As much as I trained my DDPG agent, I was only able to get the agent to follow a similar curve to below: training

Any help on improving the training would be appreciated.

Critic and Policy Network

The default number of hidden nodes shown below were used in the agent. However, many other combinations were used without being more succesful to what is shown above.

class Policy(nn.Module):
    def __init__(self, input_dim, action_dim, h=(64,32,16)):
        super(Policy, self).__init__()
        nodes = (input_dim,)+h+(action_dim,)
        self.fc_mu = nn.ModuleList([nn.Linear(x,y) for x,y in zip(nodes[:-1], nodes[1:])])
        
    def forward(self, x):
        for layer in self.fc_mu[:-1]:
            x = F.relu(layer(x))
            
        return torch.tanh(self.fc_mu[-1](x))
    
class Critic(nn.Module):
    def __init__(self, input_dim, action_dim, h1=(64,), h2=(32,16,8)):
        super(Critic, self).__init__()
        nodes1 = (input_dim,)+h1
        self.fc1 = nn.ModuleList([nn.Linear(x,y) for x,y in zip(nodes1[:-1], nodes1[1:])])
        nodes2 = h1[:-1] + (h1[-1] + action_dim,) + h2 + (1,)
        self.fc2 = nn.ModuleList([nn.Linear(x,y) for x,y in zip(nodes2[:-1], nodes2[1:])])
        
    def forward(self, x, action):
        for layer in self.fc1:
            x = F.relu(layer(x))
        
        x = torch.cat([x, action], dim=-1)
        for layer in self.fc2[:-1]:
            x = F.relu(layer(x))
            
        return self.fc2[-1](x) 

Learning Algorithm

The learning phase of the agent was carried about by the following code:

states, actions, rewards, next_states, dones = self.memory.sample()
target = self.qnetwork_target(next_states, self.policy_target(next_states))
target = rewards.unsqueeze(-1) + GAMMA * target
y = self.qnetwork_local(states, actions)
critic_loss = 0.5*(y - target.detach()).pow(2.0).sum(1).mean()

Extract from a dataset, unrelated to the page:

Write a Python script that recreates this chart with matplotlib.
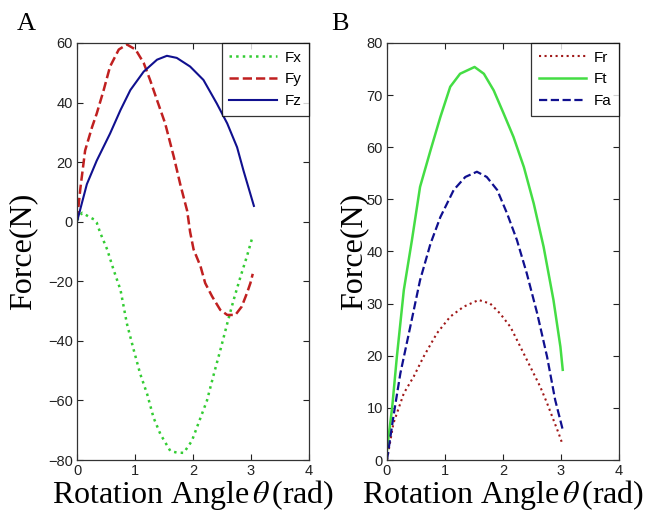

self.q_optimizer.zero_grad()
critic_loss.backward()
torch.nn.utils.clip_grad_norm_(self.qnetwork_local.parameters(), 1)
self.q_optimizer.step()

action = self.policy_local(states)
policy_loss = -self.qnetwork_local(states, action).mean()

self.policy_optimizer.zero_grad()
policy_loss.backward()
torch.nn.utils.clip_grad_norm_(self.policy_local.parameters(), 1)
self.policy_optimizer.step()

This was followed with a soft update of the target network with TAU=1e-3.

Training Procedure

Every 20 time steps (not episodes) we would train the Network 10 times.